** BEGIN **

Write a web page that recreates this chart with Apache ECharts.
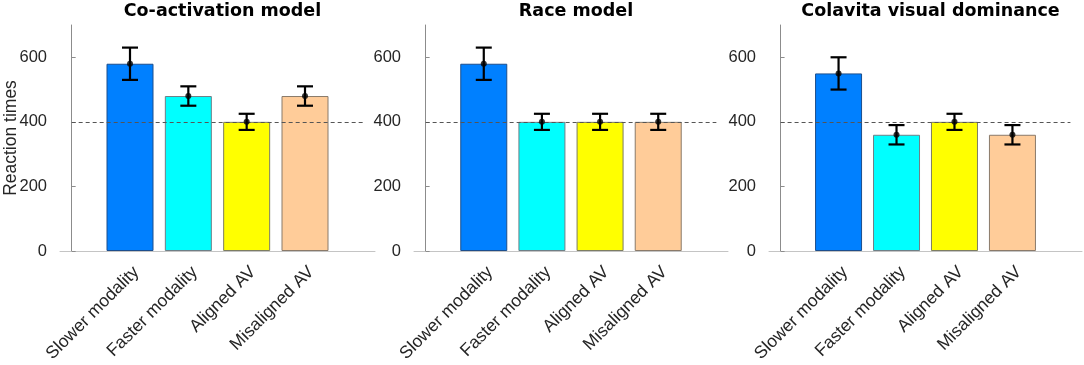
<!DOCTYPE html>
<html>
<head>
<meta charset="utf-8">
<script src="https://cdn.jsdelivr.net/npm/echarts@6/dist/echarts.min.js"></script>
<style>
html,body{margin:0;padding:0;background:#fff;}
#chart{width:1084px;height:365px;}
</style>
</head>
<body>
<div id="chart"></div>
<script>
// ---- data ----
const categories = ['Slower modality', 'Faster modality', 'Aligned AV', 'Misaligned AV'];
const panelTitles = ['Co-activation model', 'Race model', 'Colavita visual dominance'];
const coactivationMeans = [580, 480, 400, 480];
const coactivationErrors = [50, 30, 25, 30];
const raceMeans = [580, 400, 400, 400];
const raceErrors = [50, 25, 25, 25];
const colavitaMeans = [550, 360, 400, 360];
const colavitaErrors = [50, 30, 25, 30];
const yTicks = [0, 200, 400, 600];
const yMax = 700;
const referenceLevel = 400;
const yAxisName = 'Reaction times';

// ---- styles ----
const barColors = ['#0080ff', '#00ffff', '#ffff00', '#ffcc99'];
const barEdges = ['#1d4e8c', '#6f7f86', '#7d7d62', '#8a7a6a'];
const fontFamily = 'Liberation Sans, Arial, sans-serif';
const titleFont = 'DejaVu Sans, Liberation Sans, sans-serif';
const grids = [
  {left: 60, top: 25, width: 315, height: 226, outerBoundsMode: 'none', containLabel: false},
  {left: 414, top: 25, width: 314, height: 226, outerBoundsMode: 'none', containLabel: false},
  {left: 769, top: 25, width: 313, height: 226, outerBoundsMode: 'none', containLabel: false}
];
const panels = [
  {means: coactivationMeans, errors: coactivationErrors},
  {means: raceMeans, errors: raceErrors},
  {means: colavitaMeans, errors: colavitaErrors}
];
const xPositions = categories.map((c, i) => i + 1);

const option = {
  animation: false,
  backgroundColor: '#ffffff',
  title: [],
  grid: grids,
  xAxis: [],
  yAxis: [],
  series: [],
  graphic: [{
    type: 'text',
    x: 11,
    y: grids[0].top + grids[0].height / 2,
    rotation: Math.PI / 2,
    silent: true,
    style: {
      text: yAxisName,
      font: '17.5px ' + fontFamily,
      fill: '#262626',
      align: 'center',
      verticalAlign: 'middle'
    }
  }]
};

panels.forEach((p, k) => {
  const g = grids[k];
  option.title.push({
    text: panelTitles[k],
    left: g.left + g.width / 2,
    top: -3,
    textAlign: 'center',
    textStyle: {fontFamily: titleFont, fontSize: 17.5, fontWeight: 'bold', color: '#000'}
  });
  option.xAxis.push({
    gridIndex: k,
    type: 'value',
    min: -0.2,
    max: 5.2,
    axisLine: {show: true, lineStyle: {color: '#c4c4c4', width: 1}},
    axisTick: {show: false},
    splitLine: {show: false},
    axisLabel: {
      customValues: xPositions,
      formatter: v => categories[Math.round(v) - 1] || '',
      rotate: 45,
      verticalAlign: 'top',
      fontFamily, fontSize: 17.5, color: '#262626', margin: 12
    }
  });
  option.yAxis.push({
    gridIndex: k,
    type: 'value',
    min: 0,
    max: yMax,
    axisLine: {show: true, lineStyle: {color: '#8c8c8c', width: 1}},
    axisTick: {show: true, inside: true, length: 4, customValues: yTicks, lineStyle: {color: '#8c8c8c'}},
    splitLine: {show: false},
    axisLabel: {customValues: yTicks, fontFamily, fontSize: 16.5, color: '#262626', margin: 13}
  });
  // reference dashed line (behind bars)
  option.series.push({
    type: 'line',
    xAxisIndex: k, yAxisIndex: k,
    data: [],
    z: 1,
    silent: true,
    markLine: {
      silent: true,
      symbol: 'none',
      label: {show: false},
      lineStyle: {type: [4, 3], color: '#555555', width: 1},
      data: [[{coord: [0, referenceLevel]}, {coord: [5, referenceLevel]}]]
    }
  });
  option.series.push({
    type: 'bar',
    xAxisIndex: k, yAxisIndex: k,
    barWidth: 47,
    z: 2,
    data: p.means.map((m, i) => ({
      value: [xPositions[i], m],
      itemStyle: {color: barColors[i], borderColor: barEdges[i], borderWidth: 1}
    }))
  });
  option.series.push({
    type: 'custom',
    xAxisIndex: k, yAxisIndex: k,
    z: 5,
    data: p.means.map((m, i) => [xPositions[i], m - p.errors[i], m + p.errors[i]]),
    renderItem: (params, api) => {
      const x = api.value(0);
      const lo = api.coord([x, api.value(1)]);
      const hi = api.coord([x, api.value(2)]);
      const half = 8;
      const style = {stroke: '#000', lineWidth: 2.2, fill: null};
      return {
        type: 'group',
        children: [
          {type: 'line', shape: {x1: lo[0], y1: lo[1], x2: hi[0], y2: hi[1]}, style},
          {type: 'line', shape: {x1: lo[0] - half, y1: lo[1], x2: lo[0] + half, y2: lo[1]}, style},
          {type: 'line', shape: {x1: hi[0] - half, y1: hi[1], x2: hi[0] + half, y2: hi[1]}, style}
        ]
      };
    }
  });
  option.series.push({
    type: 'scatter',
    xAxisIndex: k, yAxisIndex: k,
    z: 6,
    symbol: 'circle',
    symbolSize: 6,
    itemStyle: {color: '#000'},
    data: p.means.map((m, i) => [xPositions[i], m])
  });
});

const chart = echarts.init(document.getElementById('chart'), null, {renderer: 'canvas'});
chart.setOption(option);
</script>
</body>
</html>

** END **

What the task asks: Omit every picture, then repeat the remaining data exactly as it appears above.

Full solution:
Write a web page that recreates this chart with Apache ECharts.
<!DOCTYPE html>
<html>
<head>
<meta charset="utf-8">
<script src="https://cdn.jsdelivr.net/npm/echarts@6/dist/echarts.min.js"></script>
<style>
html,body{margin:0;padding:0;background:#fff;}
#chart{width:1084px;height:365px;}
</style>
</head>
<body>
<div id="chart"></div>
<script>
// ---- data ----
const categories = ['Slower modality', 'Faster modality', 'Aligned AV', 'Misaligned AV'];
const panelTitles = ['Co-activation model', 'Race model', 'Colavita visual dominance'];
const coactivationMeans = [580, 480, 400, 480];
const coactivationErrors = [50, 30, 25, 30];
const raceMeans = [580, 400, 400, 400];
const raceErrors = [50, 25, 25, 25];
const colavitaMeans = [550, 360, 400, 360];
const colavitaErrors = [50, 30, 25, 30];
const yTicks = [0, 200, 400, 600];
const yMax = 700;
const referenceLevel = 400;
const yAxisName = 'Reaction times';

// ---- styles ----
const barColors = ['#0080ff', '#00ffff', '#ffff00', '#ffcc99'];
const barEdges = ['#1d4e8c', '#6f7f86', '#7d7d62', '#8a7a6a'];
const fontFamily = 'Liberation Sans, Arial, sans-serif';
const titleFont = 'DejaVu Sans, Liberation Sans, sans-serif';
const grids = [
  {left: 60, top: 25, width: 315, height: 226, outerBoundsMode: 'none', containLabel: false},
  {left: 414, top: 25, width: 314, height: 226, outerBoundsMode: 'none', containLabel: false},
  {left: 769, top: 25, width: 313, height: 226, outerBoundsMode: 'none', containLabel: false}
];
const panels = [
  {means: coactivationMeans, errors: coactivationErrors},
  {means: raceMeans, errors: raceErrors},
  {means: colavitaMeans, errors: colavitaErrors}
];
const xPositions = categories.map((c, i) => i + 1);

const option = {
  animation: false,
  backgroundColor: '#ffffff',
  title: [],
  grid: grids,
  xAxis: [],
  yAxis: [],
  series: [],
  graphic: [{
    type: 'text',
    x: 11,
    y: grids[0].top + grids[0].height / 2,
    rotation: Math.PI / 2,
    silent: true,
    style: {
      text: yAxisName,
      font: '17.5px ' + fontFamily,
      fill: '#262626',
      align: 'center',
      verticalAlign: 'middle'
    }
  }]
};

panels.forEach((p, k) => {
  const g = grids[k];
  option.title.push({
    text: panelTitles[k],
    left: g.left + g.width / 2,
    top: -3,
    textAlign: 'center',
    textStyle: {fontFamily: titleFont, fontSize: 17.5, fontWeight: 'bold', color: '#000'}
  });
  option.xAxis.push({
    gridIndex: k,
    type: 'value',
    min: -0.2,
    max: 5.2,
    axisLine: {show: true, lineStyle: {color: '#c4c4c4', width: 1}},
    axisTick: {show: false},
    splitLine: {show: false},
    axisLabel: {
      customValues: xPositions,
      formatter: v => categories[Math.round(v) - 1] || '',
      rotate: 45,
      verticalAlign: 'top',
      fontFamily, fontSize: 17.5, color: '#262626', margin: 12
    }
  });
  option.yAxis.push({
    gridIndex: k,
    type: 'value',
    min: 0,
    max: yMax,
    axisLine: {show: true, lineStyle: {color: '#8c8c8c', width: 1}},
    axisTick: {show: true, inside: true, length: 4, customValues: yTicks, lineStyle: {color: '#8c8c8c'}},
    splitLine: {show: false},
    axisLabel: {customValues: yTicks, fontFamily, fontSize: 16.5, color: '#262626', margin: 13}
  });
  // reference dashed line (behind bars)
  option.series.push({
    type: 'line',
    xAxisIndex: k, yAxisIndex: k,
    data: [],
    z: 1,
    silent: true,
    markLine: {
      silent: true,
      symbol: 'none',
      label: {show: false},
      lineStyle: {type: [4, 3], color: '#555555', width: 1},
      data: [[{coord: [0, referenceLevel]}, {coord: [5, referenceLevel]}]]
    }
  });
  option.series.push({
    type: 'bar',
    xAxisIndex: k, yAxisIndex: k,
    barWidth: 47,
    z: 2,
    data: p.means.map((m, i) => ({
      value: [xPositions[i], m],
      itemStyle: {color: barColors[i], borderColor: barEdges[i], borderWidth: 1}
    }))
  });
  option.series.push({
    type: 'custom',
    xAxisIndex: k, yAxisIndex: k,
    z: 5,
    data: p.means.map((m, i) => [xPositions[i], m - p.errors[i], m + p.errors[i]]),
    renderItem: (params, api) => {
      const x = api.value(0);
      const lo = api.coord([x, api.value(1)]);
      const hi = api.coord([x, api.value(2)]);
      const half = 8;
      const style = {stroke: '#000', lineWidth: 2.2, fill: null};
      return {
        type: 'group',
        children: [
          {type: 'line', shape: {x1: lo[0], y1: lo[1], x2: hi[0], y2: hi[1]}, style},
          {type: 'line', shape: {x1: lo[0] - half, y1: lo[1], x2: lo[0] + half, y2: lo[1]}, style},
          {type: 'line', shape: {x1: hi[0] - half, y1: hi[1], x2: hi[0] + half, y2: hi[1]}, style}
        ]
      };
    }
  });
  option.series.push({
    type: 'scatter',
    xAxisIndex: k, yAxisIndex: k,
    z: 6,
    symbol: 'circle',
    symbolSize: 6,
    itemStyle: {color: '#000'},
    data: p.means.map((m, i) => [xPositions[i], m])
  });
});

const chart = echarts.init(document.getElementById('chart'), null, {renderer: 'canvas'});
chart.setOption(option);
</script>
</body>
</html>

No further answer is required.